Still, even as a viewer of Raw, I don’t really know who Kevin Owens is, beyond the fact that he has a Canadian accent and a kid who likes John Cena? What am I rooting for, or against, here?
Now, with TNA, on the other hand, despite whatever other issues I may have with the show, I give them BIG points for quickly establishing who Ethan Carter III is, why he’s important, and why I should be rooting against him. And considering I never heard of him before, that’s exactly what they needed to do. Yes, the opening promo was overlong, Russo-esque and could have done without the god-damned barbershop quartet. But it got him over, and impressed me with what a monster the former Brodus Clay – now Tyrus, with the word “Kaiju” on his tights – can be when he’s not given a dorky dance gimmick.
I also quickly got a sense of who Rock Star Spud is and what his issues are – could do without the blatant rip-offery of TNA’s version of Money in the Bank, but whatever. I’m going to assume the use of Hole songs was achieved via BIlly Corgan calling in favor, and I think the storyline logic of Angelina Love “assaulting a fan” who was in the damn ring is specious and lame. Was Mickie James pushed out of a moving train? That felt like an attempt to be Attitude-era edgy, without being storyline-wise intelligible.
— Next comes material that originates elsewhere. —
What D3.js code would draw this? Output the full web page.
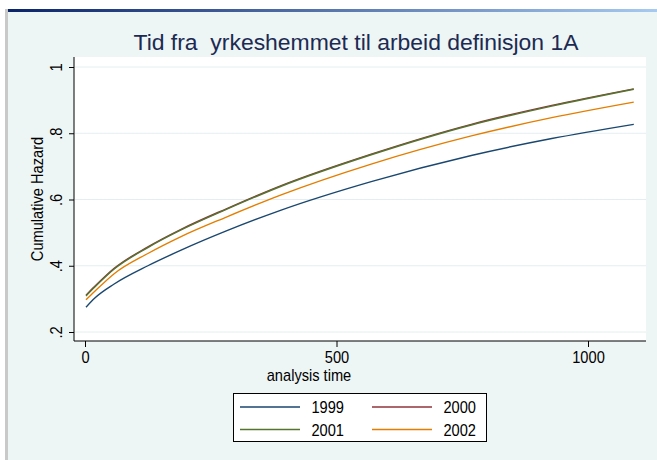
<html>
<head>
  <script src="https://d3js.org/d3.v7.min.js"></script>
  <style>
    body { margin: 0; background: #fff; }
    text { font-family: 'Liberation Sans', Arial, Helvetica, sans-serif; }
  </style>
</head>
<body>
<svg id="chart" width="657" height="460"></svg>
<script>
var times = [2, 19, 58, 125, 191, 281, 390, 569, 768, 928, 1091]
var h1999 = [0.275, 0.302, 0.345, 0.400, 0.447, 0.505, 0.568, 0.654, 0.733, 0.784, 0.827]
var h2000 = [0.311, 0.337, 0.392, 0.457, 0.510, 0.572, 0.642, 0.737, 0.827, 0.884, 0.934]
var h2001 = [0.309, 0.335, 0.390, 0.455, 0.508, 0.570, 0.640, 0.735, 0.825, 0.882, 0.933]
var h2002 = [0.297, 0.322, 0.376, 0.437, 0.488, 0.547, 0.614, 0.707, 0.792, 0.847, 0.894]
var seriesNames = ['1999', '2000', '2001', '2002']
var yTicks = [0.2, 0.4, 0.6, 0.8, 1]
var xTicks = [0, 500, 1000]

var colors = { '1999': '#1A476F', '2000': '#90353B', '2001': '#55752F', '2002': '#E37E00' }
var series = [h1999, h2000, h2001, h2002].map(function (vals, i) {
  return { name: seriesNames[i], values: vals.map(function (v, j) { return { t: times[j], h: v } }) }
})

var svg = d3.select('#chart')
var narrow = 0.86

// squeeze text horizontally a bit, stata draws with a narrow face
function squeeze (sel) {
  sel.each(function () {
    var w = this.getComputedTextLength()
    d3.select(this).attr('textLength', w * narrow).attr('lengthAdjust', 'spacingAndGlyphs')
  })
}

// window frame + graph region
var defs = svg.append('defs')
var grad = defs.append('linearGradient').attr('id', 'bar')
grad.append('stop').attr('offset', '0%').attr('stop-color', '#0A246A')
grad.append('stop').attr('offset', '100%').attr('stop-color', '#A6CAF0')
svg.append('rect').attr('width', 657).attr('height', 460).attr('fill', '#fff')
svg.append('rect').attr('x', 8).attr('y', 12).attr('width', 649).attr('height', 448).attr('fill', '#EDF5F5')
svg.append('rect').attr('x', 5).attr('y', 9).attr('width', 3).attr('height', 451).attr('fill', '#C9C9C9')
svg.append('rect').attr('x', 8).attr('y', 9).attr('width', 649).attr('height', 3).attr('fill', 'url(#bar)')

var plot = { left: 74, right: 646, top: 57, bottom: 341 }
svg.append('rect')
  .attr('x', plot.left).attr('y', plot.top)
  .attr('width', plot.right - plot.left).attr('height', plot.bottom - plot.top)
  .attr('fill', '#fff')

var x = d3.scaleLinear().domain([0, 1000]).range([85, 588])
var y = d3.scaleLinear().domain([0.2, 1]).range([332, 67])

// gridlines
svg.append('g').selectAll('line')
  .data(yTicks)
  .enter().append('line')
  .attr('x1', plot.left + 1).attr('x2', plot.right)
  .attr('y1', function (d) { return y(d) }).attr('y2', function (d) { return y(d) })
  .attr('stroke', '#E4EEF0').attr('stroke-width', 1)

// curves
var line = d3.line()
  .x(function (d) { return x(d.t) })
  .y(function (d) { return y(d.h) })
  .curve(d3.curveMonotoneX)

svg.append('g').selectAll('path')
  .data(series)
  .enter().append('path')
  .attr('d', function (d) { return line(d.values) })
  .attr('fill', 'none')
  .attr('stroke', function (d) { return colors[d.name] })
  .attr('stroke-width', 1.4)

// y axis
var yAxis = svg.append('g').attr('transform', 'translate(' + plot.left + ',0)')
  .call(d3.axisLeft(y).tickValues(yTicks).tickSize(5).tickSizeOuter(0)
    .tickFormat(function (d) { return d === 1 ? '1' : d3.format('.1f')(d).replace(/^0/, '') }))
yAxis.select('.domain').attr('d', 'M0,' + plot.top + 'V' + plot.bottom).attr('stroke', '#000')
yAxis.selectAll('.tick line').attr('stroke', '#000')
yAxis.selectAll('.tick text')
  .attr('font-size', 17).attr('fill', '#000')
  .attr('x', null).attr('dy', null)
  .attr('text-anchor', 'middle')
  .attr('transform', 'translate(-12,0) rotate(-90)')
  .call(squeeze)

svg.append('text')
  .attr('transform', 'translate(43,199) rotate(-90)')
  .attr('text-anchor', 'middle')
  .attr('font-size', 17)
  .text('Cumulative Hazard')
  .call(squeeze)

// x axis
var xAxis = svg.append('g').attr('transform', 'translate(0,' + plot.bottom + ')')
  .call(d3.axisBottom(x).tickValues(xTicks).tickSize(6).tickSizeOuter(0).tickFormat(d3.format('d')))
xAxis.select('.domain').attr('d', 'M' + plot.left + ',0H' + plot.right).attr('stroke', '#000')
xAxis.selectAll('.tick line').attr('stroke', '#000')
xAxis.selectAll('.tick text')
  .attr('font-size', 17).attr('fill', '#000')
  .attr('y', 22).attr('dy', null)
  .call(squeeze)

svg.append('text')
  .attr('x', 309).attr('y', 381)
  .attr('text-anchor', 'middle')
  .attr('font-size', 17)
  .text('analysis time')
  .call(squeeze)

// title
svg.append('text')
  .attr('x', 356).attr('y', 50)
  .attr('text-anchor', 'middle')
  .attr('font-size', 21.5)
  .attr('fill', '#1C2A52')
  .attr('textLength', 445).attr('lengthAdjust', 'spacingAndGlyphs')
  .style('white-space', 'pre')
  .text('Tid fra  yrkeshemmet til arbeid definisjon 1A')

// legend
var legend = svg.append('g')
legend.append('rect')
  .attr('x', 233.5).attr('y', 393.5).attr('width', 253).attr('height', 48)
  .attr('fill', '#fff').attr('stroke', '#000').attr('stroke-width', 1)

var item = legend.selectAll('g.item')
  .data(seriesNames)
  .enter().append('g')
  .attr('class', 'item')
  .attr('transform', function (d, i) {
    return 'translate(' + (i % 2 === 0 ? 240 : 372) + ',' + (i < 2 ? 407 : 429.5) + ')'
  })
item.append('line')
  .attr('x1', 0).attr('x2', 60)
  .attr('stroke', function (d) { return colors[d] })
  .attr('stroke-width', 1.5)
item.append('text')
  .attr('x', 104).attr('y', 6)
  .attr('text-anchor', 'end')
  .attr('font-size', 17)
  .text(function (d) { return d })
  .call(squeeze)
</script>
</body>
</html>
Hooray for the return of the six-sided ring, too. It’s a distinct part of TNA’s identity and they never should have retired it – presumably that was Hulk Hogan’s doing, and dispatched with as quickly as the Huckster’s hair. TNA is at it’s best when it’s doing it’s own thing, and worst when it’s trying to do WWE stuff.
Ring of Honor, which traditionally relies less on storylines and primarily on what happens in the ring, reminded me of the old NWA, in a good way. Darkened arena, fewer but more vocal fans, and characters whose personalities you can basically get the feel for just by looking at them. Though the company is clearly in the middle of a pay-per-view buildup, they didn’t need to give us endless flashback montages to explain why Jay Lethal hates Jay Briscoe. They did overuse the “cowardly heel backs out of a match and replaces himself with a lame substitute” bit TWICE, which was once too often, at least…but it did quickly convey who the good and bad guys were, and considering I went in with memories of Lethal as a fan favorite, that was necessary.
Ring of Honor feels like “the minor leagues” in the best way – it has the vibe of a scrappy, old-school promotion. I could do without the paper streamers – they’d be great for one character-specific entrance, but not every one – but I long to see more classic manager types hitting people with their shoes, evil Soviet-era Russians, and ninjas. I believe they could happen here.
Most important for all three is that they maintain their own identity. WWE is pretty clear about how NXT is different, but I would actually prefer they stay away from too many cross-roster angles like Cena vs. Owens – if Owens is ready for Raw, keep him there. ROH needs to stay scrappy, and be a modern-day UWF – if they can do that, I’ll keep watching. As for TNA, I don’t know why they still seem to have identity issues – but they should stop seeing themselves as direct WWE competition, and be fine with being a regional powerhouse. After all, the way you get guys like Kurt Angle, who didn’t want to tour any more, is by staying put.
Now you tell me: who won your Wednesday night war?
Or we can just talk Raw. Y’all call it.